Pero fue hacia el final de la novela que Conan Doyle concede a los pterodáctilos una actuación estelar. Esta se desarrolló en el Instituto de Zoología de Londres, cuando, ante una audiencia incrédula de sus hallazgos en la selva amazónica, Challenger libera de manera teatral a una cría de pterodáctilo que habían logrado llevar hasta ahí. Con tan mala suerte, sin embargo, que la cría logra escapar por una ventana del recinto perdiéndose para siempre.

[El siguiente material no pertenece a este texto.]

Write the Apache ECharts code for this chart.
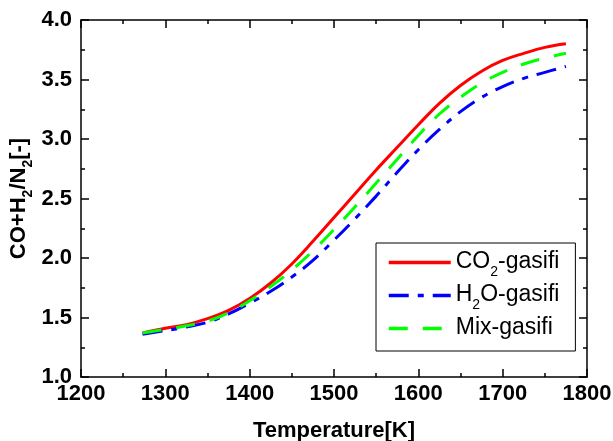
<html>
<head>
    <meta charset="utf-8">
    <title>CO+H2/N2</title>
    <script src="https://cdn.jsdelivr.net/npm/echarts@6/dist/echarts.min.js"></script>
</head>
<body style="margin:0;">
    <div id="main" style="height:441px;width:613px;"></div>
    <script type="text/javascript">
    // temperature points [K]
    var temps = [1273, 1300, 1325, 1350, 1375, 1400, 1425, 1450, 1475, 1500, 1525,
                 1550, 1575, 1600, 1625, 1650, 1675, 1700, 1725, 1750, 1775];
    // CO+H2/N2 values
    var co2Gas = [1.37, 1.41, 1.44, 1.49, 1.56, 1.66, 1.79, 1.95, 2.14, 2.34, 2.54,
                  2.74, 2.93, 3.12, 3.30, 3.45, 3.57, 3.66, 3.72, 3.77, 3.80];
    var h2oGas = [1.36, 1.39, 1.42, 1.46, 1.53, 1.62, 1.72, 1.84, 1.98, 2.15, 2.33,
                  2.52, 2.72, 2.91, 3.08, 3.23, 3.35, 3.44, 3.51, 3.56, 3.61];
    var mixGas = [1.37, 1.40, 1.43, 1.47, 1.54, 1.64, 1.76, 1.90, 2.06, 2.24, 2.43,
                  2.63, 2.83, 3.03, 3.21, 3.35, 3.47, 3.56, 3.63, 3.68, 3.72];
    var names = ['CO2-gasifi', 'H2O-gasifi', 'Mix-gasifi'];

    var font = 'Arial, "Liberation Sans", sans-serif';

    function pairs(vals) {
        var out = [];
        for (var i = 0; i < temps.length; i++) {
            out.push([temps[i], vals[i]]);
        }
        return out;
    }

    var myChart = echarts.init(document.getElementById('main'));

    var tickStyle = { show: true, inside: true, length: 8, lineStyle: { color: '#000', width: 1.5 } };
    var minorStyle = { show: true, splitNumber: 2, length: 4, lineStyle: { color: '#000', width: 1.5 } };
    var lineStyle = { show: true, onZero: false, lineStyle: { color: '#000', width: 1.5 } };

    var option = {
        animation: false,
        grid: { left: 81, right: 26, top: 20, bottom: 64, outerBoundsMode: 'none', containLabel: false },
        legend: {
            orient: 'vertical',
            left: 376,
            top: 243,
            padding: [7, 16, 6, 11],
            itemGap: 4,
            itemWidth: 62,
            itemHeight: 14,
            borderColor: '#000',
            borderWidth: 1,
            borderRadius: 0,
            backgroundColor: '#fff',
            itemStyle: { opacity: 0, borderWidth: 0 },
            lineStyle: { width: 3.5 },
            data: names,
            formatter: function (name) {
                if (name === 'CO2-gasifi') return '{a|CO}{s|2}{a|-gasifi}';
                if (name === 'H2O-gasifi') return '{a|H}{s|2}{a|O-gasifi}';
                return '{a|Mix-gasifi}{s| }';
            },
            textStyle: {
                color: '#000',
                fontFamily: font,
                rich: {
                    a: { fontSize: 23, lineHeight: 25, verticalAlign: 'top', fontFamily: font, color: '#000' },
                    s: { fontSize: 14, lineHeight: 16, padding: [15, 0, 0, 0], verticalAlign: 'top', fontFamily: font, color: '#000' }
                }
            }
        },
        xAxis: [{
            type: 'value',
            min: 1200, max: 1800, interval: 100,
            name: 'Temperature[K]',
            nameLocation: 'middle',
            nameGap: 43,
            nameMoveOverlap: false,
            nameTextStyle: { fontSize: 22, fontWeight: 'bold', fontFamily: font, color: '#000' },
            axisLine: lineStyle,
            axisTick: tickStyle,
            minorTick: minorStyle,
            splitLine: { show: false },
            axisLabel: {
                margin: 6, fontSize: 22, fontWeight: 'bold', fontFamily: font, color: '#000',
                formatter: function (v) { return String(v); }
            }
        }, {
            type: 'value',
            position: 'top',
            min: 1200, max: 1800, interval: 100,
            axisLine: lineStyle,
            axisTick: tickStyle,
            minorTick: minorStyle,
            splitLine: { show: false },
            axisLabel: { show: false }
        }],
        yAxis: [{
            type: 'value',
            min: 1.0, max: 4.0, interval: 0.5,
            name: '{a|CO+H}{s|2}{a|/N}{s|2}{a|[-]}',
            nameLocation: 'middle',
            nameGap: 49,
            nameRotate: 90,
            nameMoveOverlap: false,
            nameTextStyle: {
                rich: {
                    a: { fontSize: 22, fontWeight: 'bold', lineHeight: 24, verticalAlign: 'top', fontFamily: font, color: '#000' },
                    s: { fontSize: 14, fontWeight: 'bold', lineHeight: 16, padding: [13, 0, 0, 0], verticalAlign: 'top', fontFamily: font, color: '#000' }
                }
            },
            axisLine: lineStyle,
            axisTick: tickStyle,
            minorTick: minorStyle,
            splitLine: { show: false },
            axisLabel: {
                margin: 9, fontSize: 22, fontWeight: 'bold', fontFamily: font, color: '#000',
                formatter: function (v) { return v.toFixed(1); }
            }
        }, {
            type: 'value',
            position: 'right',
            min: 1.0, max: 4.0, interval: 0.5,
            axisLine: lineStyle,
            axisTick: tickStyle,
            minorTick: minorStyle,
            splitLine: { show: false },
            axisLabel: { show: false }
        }],
        series: [{
            name: names[0],
            type: 'line',
            smooth: 0.4,
            symbol: 'none',
            data: pairs(co2Gas),
            itemStyle: { color: '#ff0000' },
            lineStyle: { color: '#ff0000', width: 3 }
        }, {
            name: names[1],
            type: 'line',
            smooth: 0.4,
            symbol: 'none',
            data: pairs(h2oGas),
            itemStyle: { color: '#0000ff' },
            lineStyle: { color: '#0000ff', width: 3, type: [20, 9, 6, 9] }
        }, {
            name: names[2],
            type: 'line',
            smooth: 0.4,
            symbol: 'none',
            data: pairs(mixGas),
            itemStyle: { color: '#00ff00' },
            lineStyle: { color: '#00ff00', width: 3, type: [19, 15] }
        }]
    };
    myChart.setOption(option);
    </script>
</body>
</html>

Los pterodáctilos reales, sin embargo, no tenían el enorme tamaño que les atribuía Conan Doyle. Por el contrario, según se lee en la Wikipedia, no pasaban de medir un metro y medio con las alas abiertas. No es el caso, por otro lado, de los azdárquidos, parientes de los pterodáctilos y también reptiles voladores. Esto es particularmente cierto del llamado Hatzegopteryx, cuyos restos fósiles fueron originalmente descubiertos en 1991. Según el paleontólogo Mark Witton de la Universidad de Portsmouth en el Reino Unido, estos animales llegaban a tener una envergadura de diez a doce metros –lo que es equivalente a la envergadura de una avioneta Cessna– y un peso de 220 kilogramos.

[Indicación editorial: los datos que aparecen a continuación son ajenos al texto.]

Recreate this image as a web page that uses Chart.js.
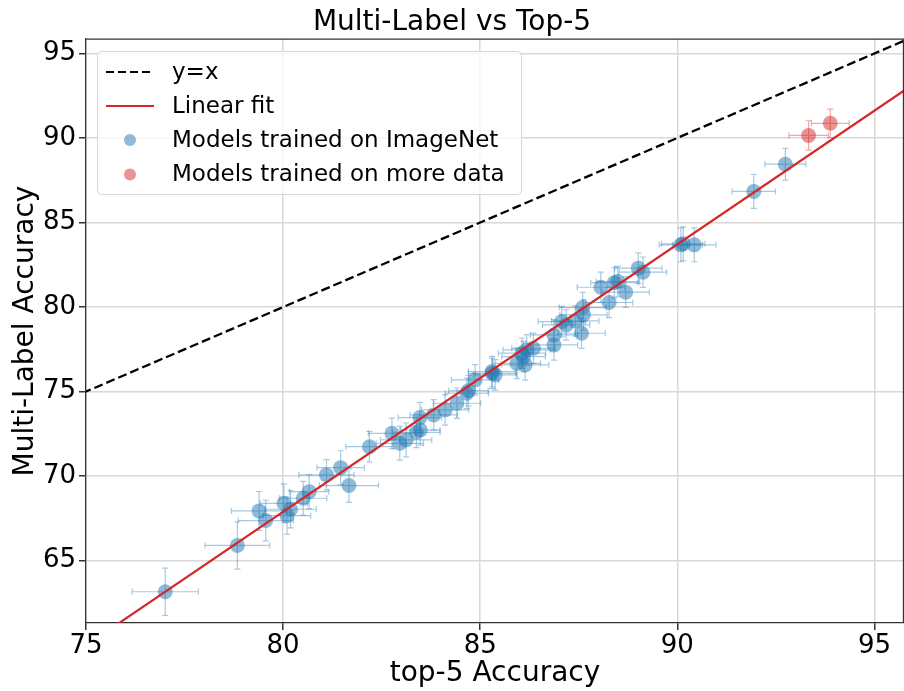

De acuerdo con Witton, el Hatzegopteryx vivió hacia el final del periodo cretácico –que se empezó hace 145 millones de años y terminó hace 66 millones de años– en la isla de Hateg, en lo que hoy es territorio de Rumania. Durante el cretácico la isla de Hateg estaba separada del resto de Europa por aguas profundas y en estas condiciones la fauna en la misma evolucionó de manera aislada. Esto llevó al desarrollo de especies enanas tal como ha sucedido en otros lugares con condiciones similares. Al mismo tiempo, la falta de depredadores habría permitido al Hatzegopteryx evolucionar hasta proporciones gigantescas.

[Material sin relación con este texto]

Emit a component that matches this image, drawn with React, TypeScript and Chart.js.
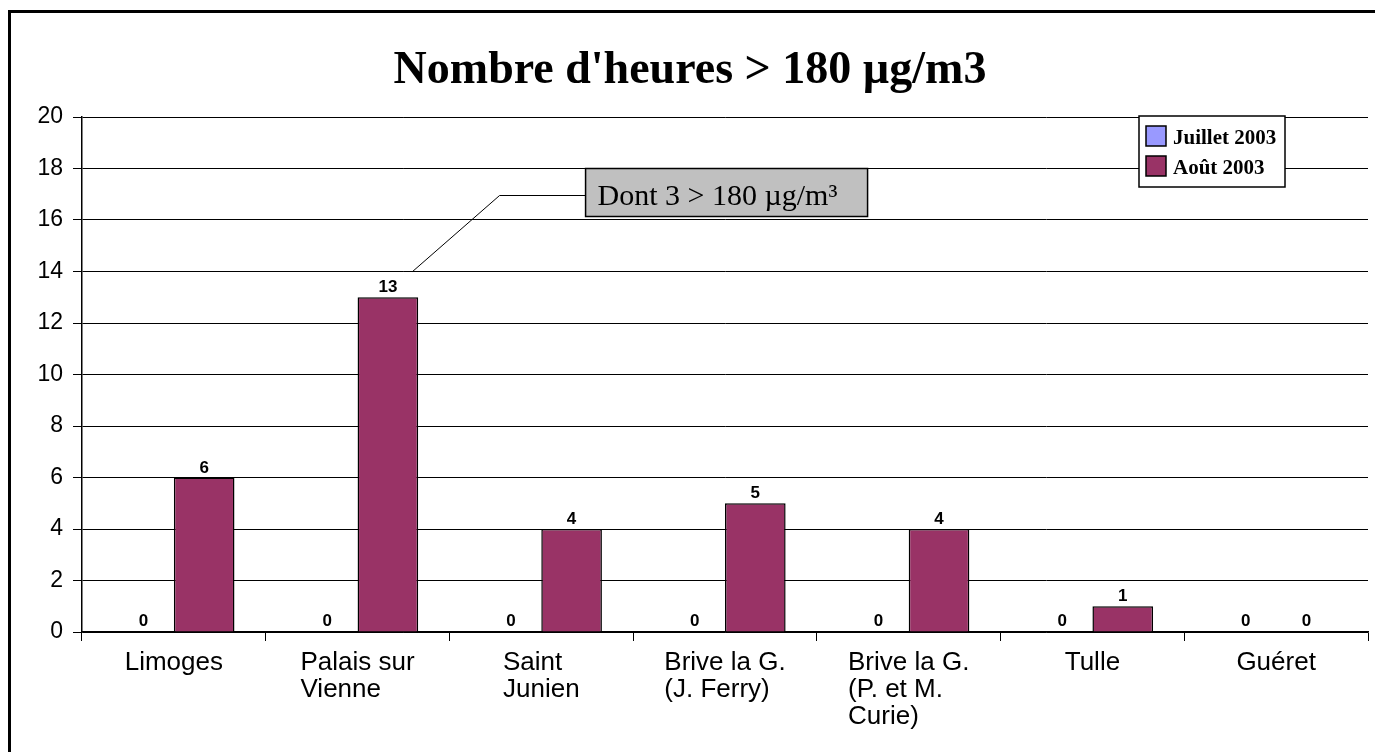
import React, { useEffect, useRef } from 'react';
import { Chart, registerables } from 'chart.js';

Chart.register(...registerables);

const TITLE = "Nombre d'heures > 180 µg/m3";
const categories: string[][] = [
  ['Limoges'],
  ['Palais sur', 'Vienne'],
  ['Saint', 'Junien'],
  ['Brive la G.', '(J. Ferry)'],
  ['Brive la G.', '(P. et M.', 'Curie)'],
  ['Tulle'],
  ['Guéret'],
];
const seriesNames = ['Juillet 2003', 'Août 2003'];
const seriesColors = ['#9999ff', '#993366'];
const juillet = [0, 0, 0, 0, 0, 0, 0];
const aout = [6, 13, 4, 5, 4, 1, 0];
const yMin = 0;
const yMax = 20;
const yStep = 2;
const calloutText = 'Dont 3 > 180 µg/m³';
const calloutCategory = 1;
const calloutValue = 14;
const calloutBoxTopValue = 18;

const SANS = '"Liberation Sans", Arial, sans-serif';
const SERIF = '"Liberation Serif", "Times New Roman", serif';

const drawPlugin = {
  id: 'customDraw',
  beforeDraw(chart: any) {
    const ctx = chart.ctx;
    ctx.save();
    ctx.fillStyle = '#ffffff';
    ctx.fillRect(0, 0, chart.width, chart.height);
    ctx.fillStyle = '#000000';
    ctx.fillRect(0, 2, chart.width, 3);
    ctx.fillRect(0, 2, 3, chart.height);
    // title
    ctx.font = 'bold 46px ' + SERIF;
    ctx.textAlign = 'center';
    ctx.textBaseline = 'alphabetic';
    ctx.fillText(TITLE, 682, 75);
    ctx.restore();
  },
  afterDraw(chart: any) {
    const ctx = chart.ctx;
    const xs = chart.scales.x;
    const ys = chart.scales.y;
    const area = chart.chartArea;
    ctx.save();

    // value labels
    ctx.font = 'bold 17px ' + SANS;
    ctx.textAlign = 'center';
    ctx.textBaseline = 'alphabetic';
    ctx.fillStyle = '#000';
    chart.data.datasets.forEach((ds: any, di: number) => {
      const meta = chart.getDatasetMeta(di);
      meta.data.forEach((el: any, i: number) => {
        const v = ds.data[i];
        const off = v === 0 ? 6 : 5;
        ctx.fillText(String(v), el.x, el.y - off);
      });
    });

    // x labels, left aligned lines in centered block
    ctx.font = '26px ' + SANS;
    ctx.textAlign = 'left';
    categories.forEach((lines, i) => {
      const cx = xs.getPixelForValue(i);
      const w = Math.max(...lines.map((l) => ctx.measureText(l).width));
      const left = cx - w / 2;
      lines.forEach((l, j) => {
        ctx.fillText(l, left, area.bottom + 38 + j * 27);
      });
    });

    // legend
    const lx = 1131;
    const ly = 108;
    const lw = 146;
    const lh = 71;
    ctx.fillStyle = '#fff';
    ctx.fillRect(lx, ly, lw, lh);
    ctx.strokeStyle = '#000';
    ctx.lineWidth = 1.5;
    ctx.strokeRect(lx, ly, lw, lh);
    ctx.font = 'bold 21px ' + SERIF;
    ctx.textAlign = 'left';
    seriesNames.forEach((name, i) => {
      const sy = ly + 10 + i * 30;
      ctx.fillStyle = seriesColors[i];
      ctx.fillRect(lx + 7, sy, 20, 20);
      ctx.strokeStyle = '#000';
      ctx.lineWidth = 1.5;
      ctx.strokeRect(lx + 7, sy, 20, 20);
      ctx.fillStyle = '#000';
      ctx.fillText(name, lx + 34, sy + 18);
    });

    // callout
    const cx = xs.getPixelForValue(calloutCategory);
    const endX = cx + 55;
    const endY = ys.getPixelForValue(calloutValue);
    const boxTop = ys.getPixelForValue(calloutBoxTopValue);
    const boxH = 48;
    const boxL = cx + 228;
    const boxW = 282;
    const midY = boxTop + 27;
    ctx.strokeStyle = '#000';
    ctx.lineWidth = 1;
    ctx.beginPath();
    ctx.moveTo(boxL, midY);
    ctx.lineTo(cx + 142, midY);
    ctx.lineTo(endX, endY);
    ctx.stroke();
    ctx.fillStyle = '#c0c0c0';
    ctx.fillRect(boxL, boxTop, boxW, boxH);
    ctx.lineWidth = 1.5;
    ctx.strokeRect(boxL, boxTop, boxW, boxH);
    ctx.fillStyle = '#000';
    ctx.font = '30px ' + SERIF;
    ctx.textAlign = 'left';
    ctx.fillText(calloutText, boxL + 12, boxTop + 36);

    ctx.restore();
  },
};

export default function App() {
  const ref = useRef<HTMLCanvasElement | null>(null);
  useEffect(() => {
    if (!ref.current) return;
    const chart = new Chart(ref.current, {
      type: 'bar',
      data: {
        labels: categories.map((c) => c.join(' ')),
        datasets: [
          {
            label: seriesNames[0],
            data: juillet,
            backgroundColor: seriesColors[0],
            borderColor: '#000',
            borderWidth: 1,
            categoryPercentage: 0.66,
            barPercentage: 1,
          },
          {
            label: seriesNames[1],
            data: aout,
            backgroundColor: seriesColors[1],
            borderColor: '#000',
            borderWidth: 1.5,
            categoryPercentage: 0.66,
            barPercentage: 1,
          },
        ],
      },
      options: {
        animation: false,
        responsive: true,
        maintainAspectRatio: false,
        layout: { padding: { left: 0, right: 15, top: 109, bottom: 0 } },
        plugins: {
          legend: { display: false },
          title: { display: false },
          tooltip: { enabled: false },
        },
        scales: {
          x: {
            afterFit: (s: any) => {
              s.height = 120;
            },
            grid: {
              offset: true,
              drawOnChartArea: false,
              drawTicks: true,
              tickLength: 9,
              color: '#000',
              lineWidth: 1,
            },
            border: { display: true, color: '#000', width: 1.5 },
            ticks: { display: false },
          },
          y: {
            min: yMin,
            max: yMax,
            afterFit: (s: any) => {
              s.width = 74;
            },
            ticks: {
              stepSize: yStep,
              padding: 10,
              color: '#000',
              font: { family: SANS, size: 23 },
            },
            grid: {
              color: '#000',
              lineWidth: 1,
              drawTicks: true,
              tickLength: 9,
            },
            border: { display: true, color: '#000', width: 1.5 },
          },
        },
      },
      plugins: [drawPlugin],
    });
    return () => chart.destroy();
  }, []);
  return (
    <div style={{ width: 1375, height: 744, position: 'relative' }}>
      <canvas ref={ref} />
    </div>
  );
}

En un articulo aparecido la semana que hoy termina en la revista “PeerJ”, Mark Witton y Darrel Naish de la Universidad de Southampton en el Reino Unido, conjeturan que, a diferencia de otros azdárquidos gigantes, de 4-5 metros de altura y cuello cercano a los tres metros de largo pero relativamente delgado, los Hatzegopteryx habrían tenido un cuello de sólo un metro y medio de largo pero mucho más musculoso. Esto les habría permitido ejercer una fuerza con las mandíbulas considerablemente mayor que la que habrían podido ejercer sus parientes más esbeltos. Así, los investigadores concluyen que los Hatzegopteryx estaban notablemente bien dotados para la caza mayor y, de hecho, habrían sido los mayores depredadores de la isla de Hateg.

Sin duda tendría que haber sido aterrador el que nos atacara un reptil volador de varios metros de alto, más de 200 kilogramos de peso, una enorme mandíbula en forma de pico y alas extendidas por más de diez metros. Lo habría sido tanto como encontrarse de frente con un T. Rex. Visto de esta manera, posiblemente estemos siendo injustos con los Hatzegopteryx, a los que quizá debamos colocar junto a los tiranosaurios como los animales más terroríficos que han existido sobre la faz de nuestro planeta y darles así la atención que merecen.

Y para ser consecuentes con lo anterior, también debemos dar a Conan Doyle el crédito correspondiente.

Aunque, pensándolo bien, quizá debamos esperar un poco a que haya más descubrimientos fósiles del Hatzegopteryx, pues para concluir que éste era un depredador así de formidable, Naish y Witton se apoyaron solamente en una sola vertebra del cuello del animal, la única que ha sido descubierta hasta ahora.